Ottime notizie dall’inflazione americana: secondo gli ultimi dati, siamo arrivati al 3%, cioè in valore ormai prossimo al fatidico 2%, obiettivo dichiarato sia della Fed che della Bce (ovviamente per quest’ultima il riferimento è l’area Euro).

Va tutto bene? Mica tanto. L’inflazione “core”, cioè quella calcolata sui dati depurati dalle componenti “food” (cibo) ed “energy” è ancora al 4,8%. Questa viene calcolata perché tali componenti sono quelle più volatili, quelle che cambiano in maniera più rapida e quindi più sensibili agli ultimi sviluppi. Ecco, senza questi elementi, che avevano spinto in alto l’inflazione e ora la stanno abbassando, l’inflazione rimane ancora alta.



I mercati hanno reagito molto bene, con forti rialzi, dopo questa notizia. Ma saranno forse troppo ottimisti? La Fed ha annunciato un prossimo rialzo del 0,25%, già scontato dal mercato, il quale ora forse inizia a sperare che il rialzo dei tassi sia finito qui e si inizi a parlare di taglio, per tornare all’espansione di un’economia che rimane in sofferenza grave.



Purtroppo questi due settori (generi alimentari ed energia) sono quelli che rimangono ancora in crisi reale, in crisi produttiva, in crisi per serie difficoltà nella distribuzione. Una crisi fortemente determinata dalle guerre in corso e dai blocchi commerciali dovute alle sanzioni. D’accordo, tutti sanno che queste vengono di fatto aggirate (eh sì, il petrolio russo continua ad arrivare in Europa, via India o via altre strade contorte), ma sono situazioni temporanee, che posso cambiare da un momento all’altro, come già accaduto nel passato.

In effetti, il calo dei prezzi del settore energetico è dovuto proprio al fatto che il petrolio russo continua a essere venduto, soprattutto in Asia, che ha sempre meno bisogno del petrolio arabo e quindi di riflesso grazie a quello russo sta calando il prezzo del greggio in tutto il mondo. Ma come detto la situazione è instabile e il recente rialzo del prezzo del petrolio nell’ultima settimana ne è una prova.



Ma a parte la questione dell’inflazione americana, per il resto va tutto male come previsto: la Germania è in recessione, l’Europa tutta vi sta entrando, la produzione industriale italiana è in calo del 7,4%. Certo, la previsioni per il 2023 sono di un Pil in crescita dell’1,3% (quasi un record in Europa e questo la dice lunga, no?), ma quanto dipenderà da un’inflazione prevista al 6,6%? E con un debito che ormai ha raggiunto e superato la cifra mostruosa di duemilaottocento miliardi, come potrà mai crescere l’economia? Con quali soldi si faranno gli investimenti? Con nuovo debito?
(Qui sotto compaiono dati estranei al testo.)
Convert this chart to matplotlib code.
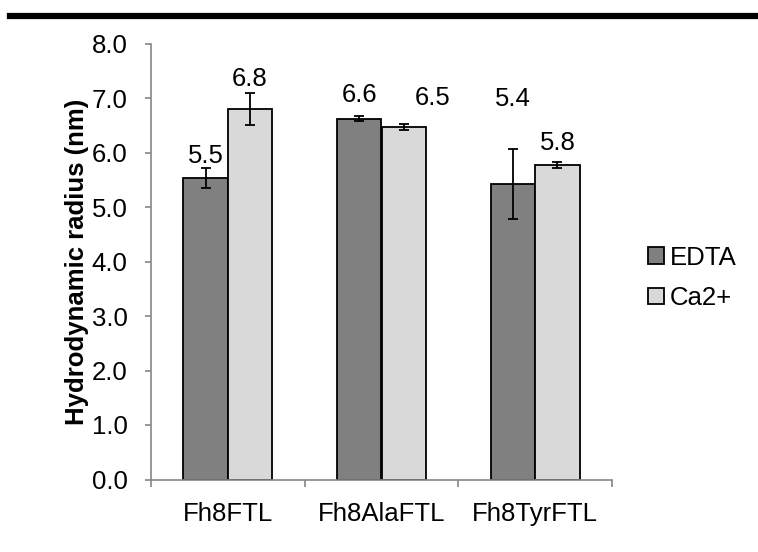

A proposito di debito, c’è un grande affanno nel portare avanti il Pnrr (c’è affanno per forza, visto che pure questo Governo ci si sta giocando la faccia), ma gli effetti ancora non si vedono. E pure quello è nuovo debito.

Una cosa è certa: è uscito il dato dell’inflazione americana e l’oro ha interrotto il trend ribassista, mentre il dollaro è in calo contro tutte le monete da almeno un paio di settimane. Qualcosa vorrà dire, no?